**REQUIRED TASK:**
Pictures do not belong in your copy. Repeat all the other data exactly.

···

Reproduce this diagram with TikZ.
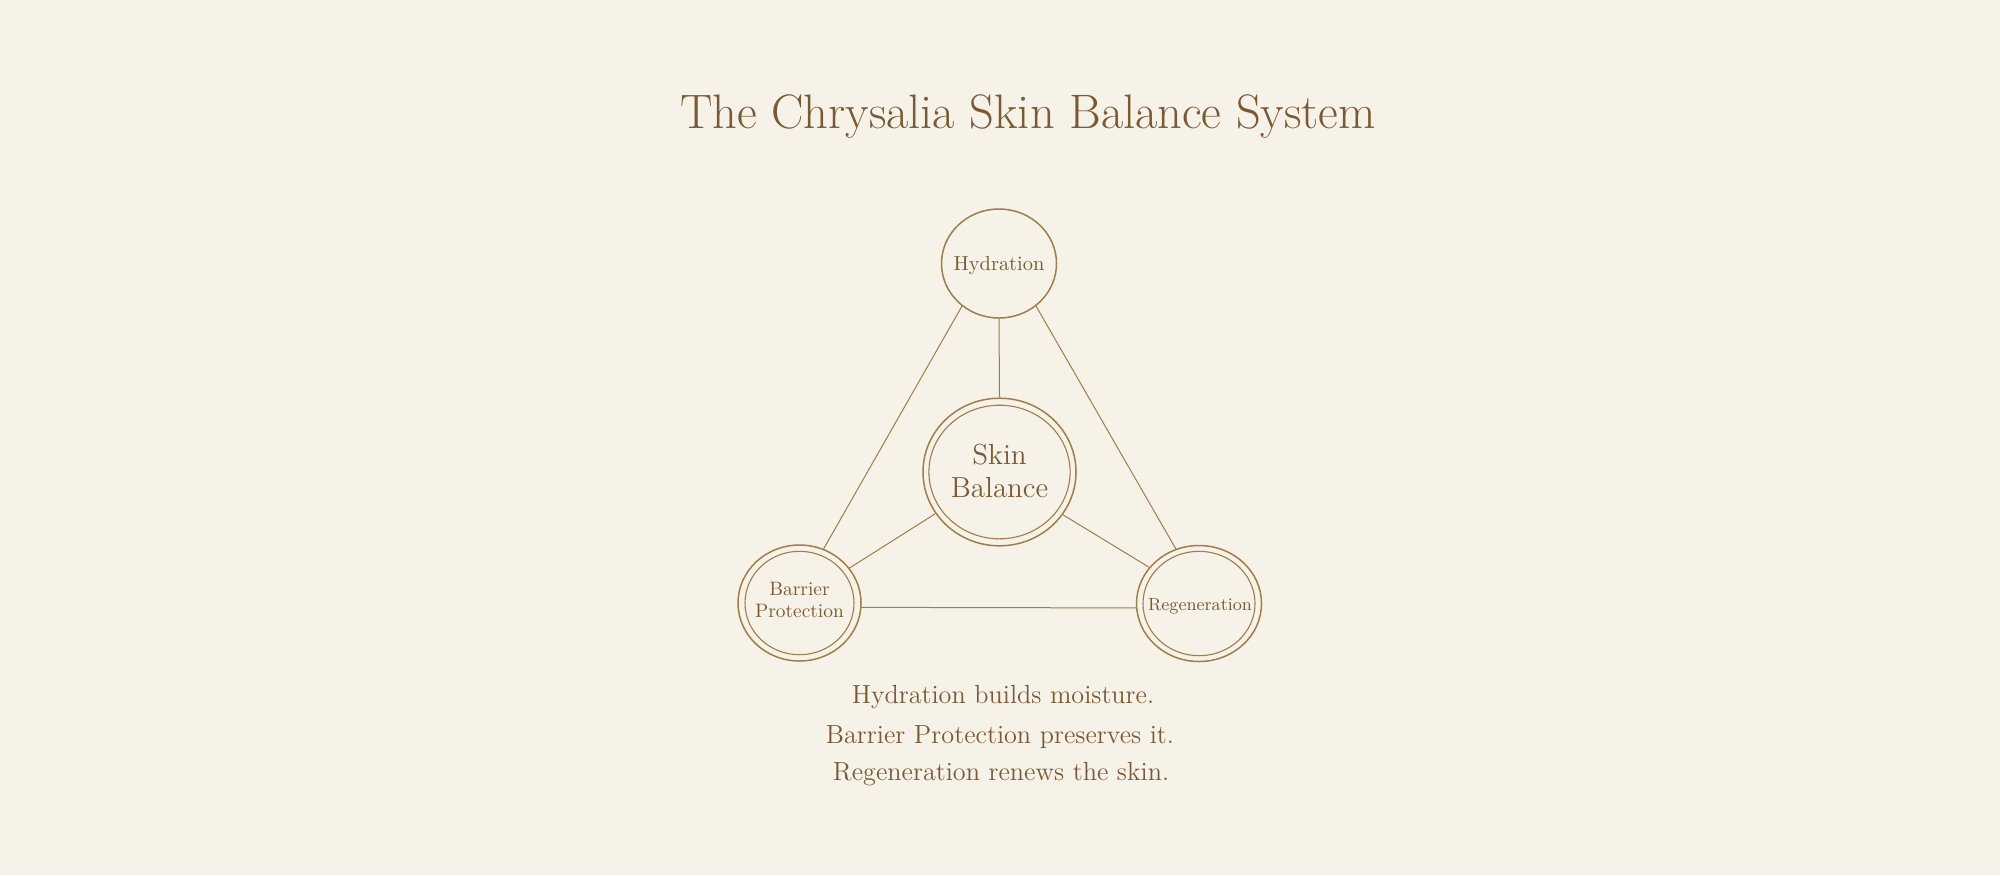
\documentclass[tikz,border=0pt]{standalone}
\usetikzlibrary{shapes.geometric}
\definecolor{bgc}{HTML}{F6F2E8}
\definecolor{txt}{HTML}{7A5A36}
\definecolor{lnc}{HTML}{9E7D4E}
\tikzset{
  txtlbl/.style={text=txt, inner sep=0pt, anchor=base},
  ring/.style={draw=lnc, ellipse, line width=0.75pt, inner sep=0pt},
  innerring/.style={draw=lnc, line width=0.55pt},
  link/.style={draw=lnc, line width=0.5pt}
}
\begin{document}
\begin{tikzpicture}[x=0.5pt, y=-0.5pt]
\path[fill=bgc] (0,0) rectangle (2000,875);
\useasboundingbox (0,0) rectangle (2000,875);

% title
\node[txtlbl, font=\fontsize{24.2}{28}\selectfont] (title) at (1028,128) {The Chrysalia Skin Balance System};

% circles
\node[ring, minimum width=57.5pt, minimum height=54.5pt] (h) at (999,263.5) {};
\node[ring, minimum width=76.5pt, minimum height=73.8pt] (s) at (999.5,472) {};
\node[ring, minimum width=61.5pt, minimum height=58pt] (b) at (799.5,603) {};
\node[ring, minimum width=62.5pt, minimum height=58pt] (r) at (1199,603.5) {};

\draw[innerring] (s.center) ellipse [x radius=70.6, y radius=66.8];
\draw[innerring] (b.center) ellipse [x radius=54.5, y radius=51.7];
\draw[innerring] (r.center) ellipse [x radius=56, y radius=52.2];

% connectors
\draw[link] (h.south) -- (s.north);
\draw[link] (h.229) -- (b.66.5);
\draw[link] (h.311) -- (r.113.3);
\draw[link] (s.213.3) -- (b.35.3);
\draw[link] (s.326.7) -- (r.144.7);
\draw[link] (b.-4.7) -- (r.184.8);

% circle labels
\node[txtlbl, font=\fontsize{10.2}{12}\selectfont] (hl) at (999,270) {Hydration};
\node[txtlbl, font=\fontsize{14.5}{17}\selectfont] (sl1) at (999.5,464.3) {Skin};
\node[txtlbl, font=\fontsize{14.5}{17}\selectfont] (sl2) at (999.5,497.3) {Balance};
\node[txtlbl, font=\fontsize{9.7}{11}\selectfont] (bl1) at (799.5,595) {Barrier};
\node[txtlbl, font=\fontsize{9.7}{11}\selectfont] (bl2) at (799.5,617.3) {Protection};
\node[txtlbl, font=\fontsize{8.8}{11}\selectfont] (rl) at (1200,610) {Regeneration};

% bottom text
\node[txtlbl, font=\fontsize{13.1}{15}\selectfont] (c1) at (1003,703.3) {Hydration builds moisture.};
\node[txtlbl, font=\fontsize{13.1}{15}\selectfont] (c2) at (1000,743.3) {Barrier Protection preserves it.};
\node[txtlbl, font=\fontsize{13.1}{15}\selectfont] (c3) at (1001,780) {Regeneration renews the skin.};
\end{tikzpicture}
\end{document}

···

**CORRECT RESULT:**
Reproduce this diagram with TikZ.
\documentclass[tikz,border=0pt]{standalone}
\usetikzlibrary{shapes.geometric}
\definecolor{bgc}{HTML}{F6F2E8}
\definecolor{txt}{HTML}{7A5A36}
\definecolor{lnc}{HTML}{9E7D4E}
\tikzset{
  txtlbl/.style={text=txt, inner sep=0pt, anchor=base},
  ring/.style={draw=lnc, ellipse, line width=0.75pt, inner sep=0pt},
  innerring/.style={draw=lnc, line width=0.55pt},
  link/.style={draw=lnc, line width=0.5pt}
}
\begin{document}
\begin{tikzpicture}[x=0.5pt, y=-0.5pt]
\path[fill=bgc] (0,0) rectangle (2000,875);
\useasboundingbox (0,0) rectangle (2000,875);

% title
\node[txtlbl, font=\fontsize{24.2}{28}\selectfont] (title) at (1028,128) {The Chrysalia Skin Balance System};

% circles
\node[ring, minimum width=57.5pt, minimum height=54.5pt] (h) at (999,263.5) {};
\node[ring, minimum width=76.5pt, minimum height=73.8pt] (s) at (999.5,472) {};
\node[ring, minimum width=61.5pt, minimum height=58pt] (b) at (799.5,603) {};
\node[ring, minimum width=62.5pt, minimum height=58pt] (r) at (1199,603.5) {};

\draw[innerring] (s.center) ellipse [x radius=70.6, y radius=66.8];
\draw[innerring] (b.center) ellipse [x radius=54.5, y radius=51.7];
\draw[innerring] (r.center) ellipse [x radius=56, y radius=52.2];

% connectors
\draw[link] (h.south) -- (s.north);
\draw[link] (h.229) -- (b.66.5);
\draw[link] (h.311) -- (r.113.3);
\draw[link] (s.213.3) -- (b.35.3);
\draw[link] (s.326.7) -- (r.144.7);
\draw[link] (b.-4.7) -- (r.184.8);

% circle labels
\node[txtlbl, font=\fontsize{10.2}{12}\selectfont] (hl) at (999,270) {Hydration};
\node[txtlbl, font=\fontsize{14.5}{17}\selectfont] (sl1) at (999.5,464.3) {Skin};
\node[txtlbl, font=\fontsize{14.5}{17}\selectfont] (sl2) at (999.5,497.3) {Balance};
\node[txtlbl, font=\fontsize{9.7}{11}\selectfont] (bl1) at (799.5,595) {Barrier};
\node[txtlbl, font=\fontsize{9.7}{11}\selectfont] (bl2) at (799.5,617.3) {Protection};
\node[txtlbl, font=\fontsize{8.8}{11}\selectfont] (rl) at (1200,610) {Regeneration};

% bottom text
\node[txtlbl, font=\fontsize{13.1}{15}\selectfont] (c1) at (1003,703.3) {Hydration builds moisture.};
\node[txtlbl, font=\fontsize{13.1}{15}\selectfont] (c2) at (1000,743.3) {Barrier Protection preserves it.};
\node[txtlbl, font=\fontsize{13.1}{15}\selectfont] (c3) at (1001,780) {Regeneration renews the skin.};
\end{tikzpicture}
\end{document}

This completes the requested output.